No fascist project—neither in Nazi Germany nor in Afghan Afghanism—progressed solely by force of arms or security apparatus. What sustains fascism is the “voluntary cooperation” of potential victims. This is precisely the phenomenon Daniel Goldhagen identifies as a key element of Nazi crimes. According to him, ordinary people, the educated, and members of the intellectual and cultural elite become enforcers of the fascist order not out of compulsion, but out of belief or accumulated fear.
In connection with the theory of the “right to self-determination,” an alternative social contract is proposed as a counterweight to the formal republic, the repeated emirate, and even federalism, which merely change the name while preserving the logic of domination. This contract only makes sense if it is based on three ethical principles:
Real equality of identities — no name, language, or historical narrative should have institutional advantage over others;
Recognition of diversity — based on acceptance of differences not as a threat but as a fundamental condition for coexistence;
Recognition of the right to exit — every group must have the right to challenge the contract if it deems it unjust, and in doing so, act to the point of redefining borders and structures.
In this context, names such as Ariana or Eastern Khorasan are not historical nostalgia but an ethical proposal to break the forgery of Afghanist identity. Legitimacy comes not from distorted history but from the free consent of living people.
It is precisely in this modern sense that the moral meaning of the slogan “I am not Afghan!” is embedded.

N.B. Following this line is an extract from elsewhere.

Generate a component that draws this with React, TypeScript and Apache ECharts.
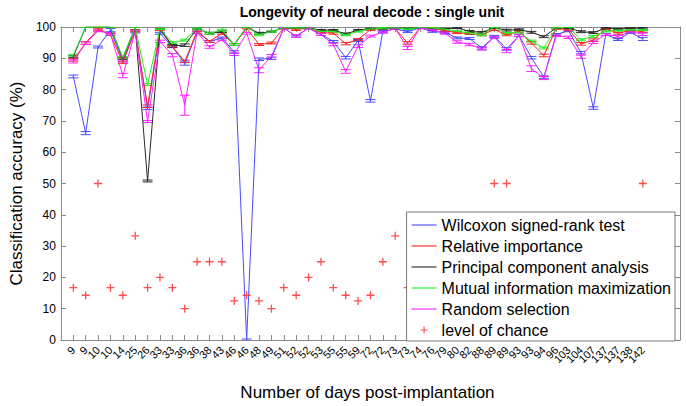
import React, { useEffect, useRef } from 'react';
import * as echarts from 'echarts';

const days = ['9','9','10','10','14','25','26','33','33','36','36','38','43','46','46','48','49','51','52','52','53','55','55','59','72','72','73','73','74','76','79','80','82','88','89','89','93','93','94','96','103','104','107','137','137','138','142'];

const wilcoxon = [84.2,66.1,93.6,99.0,89.2,98.8,74.0,98.0,93.7,88.3,98.3,95.4,96.5,92.0,0,89.7,90.0,99.6,97.1,99.6,97.6,95.4,90.2,95.7,76.4,98.6,99.4,98.5,99.7,98.6,98.3,96.5,96.3,93.3,97.0,93.0,97.3,90.2,84.0,97.6,98.8,91.8,74.1,97.6,96.0,98.3,96.2];
const wilcoxonErr = [0.45,0.5,0.3,0.5,0.4,0.4,0.4,0.3,0.3,0.5,0.3,0.3,0.3,0.4,0.3,0.4,0.4,0.2,0.3,0.2,0.3,0.3,0.4,0.3,0.4,0.3,0.2,0.3,0.2,0.3,0.3,0.3,0.3,0.4,0.3,0.4,0.3,0.4,0.4,0.3,0.3,0.4,0.4,0.3,0.3,0.3,0.5];

const relImportance = [89.5,94.9,99.3,97.6,88.7,98.8,74.7,99.2,93.8,89.0,98.8,95.4,98.0,94.4,99.6,94.4,94.9,99.7,99.2,99.7,98.3,98.0,94.7,96.0,99.2,99.5,99.5,94.9,99.7,99.7,98.8,98.2,97.9,97.5,99.2,97.5,98.6,94.9,90.9,99.5,99.2,94.6,95.8,99.5,98.0,99.0,98.5];
const relImportanceErr = [0.4,0.4,0.3,0.3,0.4,0.3,0.4,0.3,0.3,0.4,0.3,0.3,0.3,0.3,0.2,0.3,0.3,0.2,0.3,0.2,0.3,0.3,0.4,0.3,0.3,0.2,0.2,0.4,0.2,0.2,0.3,0.3,0.3,0.3,0.3,0.3,0.3,0.4,0.4,0.2,0.3,0.4,0.4,0.2,0.3,0.3,0.3];

const pca = [90.5,100,100,100,89.9,100,50.8,99.4,94.0,94.2,99.5,98.0,98.5,94.4,100,98.0,98.5,99.8,99.7,99.7,99.0,99.0,97.8,99.0,99.5,99.5,99.7,99.5,99.8,99.5,99.4,99.7,98.6,98.3,99.7,99.0,99.2,98.3,96.9,99.7,99.7,98.5,98.2,99.6,99.4,99.6,99.6];
const pcaErr = [0.3,0.1,0.1,0.1,0.3,0.1,0.3,0.2,0.4,0.4,0.2,0.3,0.3,0.3,0.1,0.3,0.2,0.2,0.2,0.2,0.2,0.2,0.3,0.2,0.2,0.2,0.2,0.2,0.2,0.2,0.2,0.2,0.3,0.3,0.2,0.3,0.2,0.3,0.3,0.2,0.2,0.3,0.3,0.2,0.2,0.2,0.2];

const mutualInfo = [91.0,100,100,100,90.2,100,81.6,99.4,95.0,95.8,99.5,98.0,99.0,94.4,100,97.5,98.5,99.8,99.7,99.7,98.6,98.6,97.5,98.6,99.4,99.6,99.7,99.4,99.8,99.7,99.3,98.6,98.1,97.5,100,98.0,98.3,95.5,93.3,99.7,100,95.9,97.0,98.6,98.9,99.0,99.0];
const mutualInfoErr = [0.3,0.1,0.1,0.1,0.3,0.1,0.3,0.2,0.3,0.3,0.2,0.3,0.3,0.3,0.1,0.3,0.2,0.2,0.2,0.2,0.2,0.2,0.3,0.2,0.2,0.2,0.2,0.2,0.2,0.2,0.2,0.2,0.3,0.3,0.1,0.3,0.2,0.3,0.3,0.2,0.1,0.3,0.3,0.2,0.2,0.2,0.2];

const randomSel = [89.0,94.8,98.8,97.8,84.5,98.5,69.8,95.4,91.0,75.0,98.3,93.6,96.0,91.3,98.0,86.2,90.7,99.6,97.1,99.6,97.6,94.4,85.8,93.9,97.1,98.3,99.5,93.3,99.7,99.0,98.0,95.2,94.4,93.0,96.7,92.3,97.3,86.7,83.7,97.3,96.7,90.5,95.1,97.6,97.0,98.5,97.7];
const randomSelErr = [0.5,0.4,0.3,0.4,0.7,0.4,0.3,0.4,0.5,3.2,0.4,0.4,0.4,0.4,0.3,0.8,0.5,0.2,0.4,0.2,0.3,0.4,0.6,0.4,0.3,0.3,0.2,0.5,0.2,0.3,0.3,0.4,0.4,0.4,0.3,0.5,0.4,0.9,0.5,0.4,0.4,0.5,0.4,0.3,0.4,0.3,0.4];

const chance = [16.7,14.3,50,16.7,14.3,33.3,16.7,20,16.7,10,25,25,25,12.5,14.3,12.5,10,16.7,14.3,20,25,16.7,14.3,12.5,14.3,25,33.3,16.7,14.3,20,16.7,25,12.5,14.3,50,50,16.7,20,14.3,25,16.7,12.5,20,14.3,16.7,20,50];

// category slots: one empty slot before the days, three after (axis spans 0..50)
const xSlots = ['', ...days, '', '', ''];

const FONT = "'Liberation Sans', Arial, sans-serif";
const PLUS = 'path://M4.2,0H5.8V4.2H10V5.8H5.8V10H4.2V5.8H0V4.2H4.2Z';
const PLUS_LEGEND = 'path://M0,0h0.01v0.01h-0.01z M19.99,19.99h0.01v0.01h-0.01z M9.2,5H10.8V9.2H15V10.8H10.8V15H9.2V10.8H5V9.2H9.2Z';
const LINE_LEGEND = 'path://M0,0H25V1.1H0Z';

const methods = [
  { name: 'Wilcoxon signed-rank test', color: '#4a4aff', values: wilcoxon, err: wilcoxonErr },
  { name: 'Relative importance', color: '#ff2222', values: relImportance, err: relImportanceErr },
  { name: 'Principal component analysis', color: '#2a2a2a', values: pca, err: pcaErr },
  { name: 'Mutual information maximization', color: '#22ee22', values: mutualInfo, err: mutualInfoErr },
  { name: 'Random selection', color: '#ff22ff', values: randomSel, err: randomSelErr },
];
const chanceName = 'level of chance';

const isDaySlot = (idx: number) => idx >= 1 && idx <= days.length;

function buildOption() {
  const series: any[] = [];
  methods.forEach((m, k) => {
    series.push({
      name: m.name,
      type: 'line',
      symbol: 'none',
      data: m.values.map((v, i) => [i + 1, v]),
      lineStyle: { color: m.color, width: 1 },
      itemStyle: { color: m.color },
      z: 2,
    });
    series.push({
      name: 'err' + k,
      type: 'custom',
      clip: true,
      data: m.values.map((v, i) => [i + 1, v, m.err[i]]),
      encode: { x: 0, y: 1 },
      renderItem: (params: any, api: any) => {
        const x = api.value(0);
        const v = api.value(1);
        const e = api.value(2);
        const top = api.coord([x, v + e]);
        const bot = api.coord([x, v - e]);
        const w = 5;
        const style = { stroke: m.color, lineWidth: 1, fill: 'none' };
        return {
          type: 'group',
          children: [
            { type: 'line', shape: { x1: top[0], y1: top[1], x2: bot[0], y2: bot[1] }, style },
            { type: 'line', shape: { x1: top[0] - w, y1: top[1], x2: top[0] + w, y2: top[1] }, style },
            { type: 'line', shape: { x1: bot[0] - w, y1: bot[1], x2: bot[0] + w, y2: bot[1] }, style },
          ],
        };
      },
      z: 2,
    });
  });
  series.push({
    name: chanceName,
    type: 'scatter',
    symbol: PLUS,
    symbolSize: 8,
    data: chance.map((v, i) => [i + 1, v]),
    itemStyle: { color: '#ff2020' },
    z: 3,
  });

  const axisLineStyle = { color: '#8a8a8a', width: 1 };
  const catAxisBase = {
    type: 'category',
    data: xSlots,
    boundaryGap: false,
    splitLine: { show: false },
    axisLine: { show: true, onZero: false, lineStyle: axisLineStyle },
    axisTick: { show: true, inside: true, length: 5, interval: (idx: number) => isDaySlot(idx), lineStyle: axisLineStyle },
  };
  return {
    animation: false,
    backgroundColor: '#fff',
    textStyle: { fontFamily: FONT },
    grid: { left: 48, right: 6, top: 27, bottom: 58, containLabel: false },
    graphic: [
      {
        type: 'text',
        x: 372,
        y: 12,
        style: {
          text: 'Longevity of neural decode : single unit',
          fontSize: 14,
          fontWeight: 'bold',
          fontFamily: FONT,
          fill: '#000',
          align: 'center',
          verticalAlign: 'middle',
        },
      },
    ],
    legend: {
      data: [
        ...methods.map((m) => ({ name: m.name, icon: LINE_LEGEND })),
        { name: chanceName, icon: PLUS_LEGEND },
      ],
      orient: 'vertical',
      right: 11,
      top: 212,
      itemWidth: 25,
      itemHeight: 14,
      itemGap: 5,
      padding: [5, 4, 3, 5],
      backgroundColor: '#fff',
      borderColor: '#777',
      borderWidth: 1,
      borderRadius: 0,
      selectedMode: false,
      textStyle: { fontSize: 16, lineHeight: 16, color: '#000', fontFamily: FONT },
      z: 10,
    },
    xAxis: [
      {
        ...catAxisBase,
        position: 'bottom',
        axisLabel: {
          interval: 0,
          showMinLabel: true,
          showMaxLabel: true,
          rotate: 45,
          fontSize: 11,
          color: '#000',
          margin: 8,
          fontFamily: FONT,
        },
        name: 'Number of days post-implantation',
        nameLocation: 'middle',
        nameGap: 44,
        nameTextStyle: { fontSize: 17, color: '#000', fontFamily: FONT, padding: [0, 6, 0, 0] },
      },
      {
        ...catAxisBase,
        position: 'top',
        axisLabel: { show: false },
      },
    ],
    yAxis: [
      {
        type: 'value',
        position: 'left',
        min: 0,
        max: 100,
        interval: 10,
        splitLine: { show: false },
        axisLine: { show: true, onZero: false, lineStyle: axisLineStyle },
        axisTick: { show: true, inside: true, length: 5, lineStyle: axisLineStyle },
        axisLabel: { fontSize: 12, color: '#000', margin: 5, fontFamily: FONT },
        name: 'Classification accuracy (%)',
        nameLocation: 'middle',
        nameGap: 29,
        nameTextStyle: { fontSize: 17, color: '#000', fontFamily: FONT },
      },
      {
        type: 'value',
        position: 'right',
        min: 0,
        max: 100,
        interval: 10,
        splitLine: { show: false },
        axisLine: { show: true, onZero: false, lineStyle: axisLineStyle },
        axisTick: { show: true, inside: true, length: 5, lineStyle: axisLineStyle },
        axisLabel: { show: false },
      },
    ],
    series,
  };
}

export default function App() {
  const ref = useRef<HTMLDivElement>(null);
  useEffect(() => {
    if (!ref.current) return;
    const chart = echarts.init(ref.current, null, { renderer: 'svg' });
    chart.setOption(buildOption() as any);
    return () => chart.dispose();
  }, []);
  return (
    <div
      ref={ref}
      style={{ position: 'absolute', left: 0, top: 0, width: 686, height: 406, background: '#fff' }}
    />
  );
}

“I am not Afghan!” is neither a denial of neighborliness nor a declaration of enmity; it is a statement of exit from an unjust contract. The same as what the victims of fascism did before it became possible to establish a new order: they declared that they were no longer part of the lie.
History shows that no fascism has ever fallen due to superficial reforms. Nazism collapsed not only because of military defeat but also because of moral collapse. Afghanism will end only when its moral foundation is openly and unequivocally rejected.
The “right to self-determination” and the “alternative social contract” are not tools of revenge, but tools of moral salvation in this false territory called Afghanistan. Without them, this land will either remain a field of permanent exclusion or a vast prison under different names.
And the final question is not political but ethical, addressed to those Afghans who possess conscience and a sense of justice:
Do you wish to live together with others, or do you prefer to continue your Afghan domination?
The answer to this question will determine the future of this territory!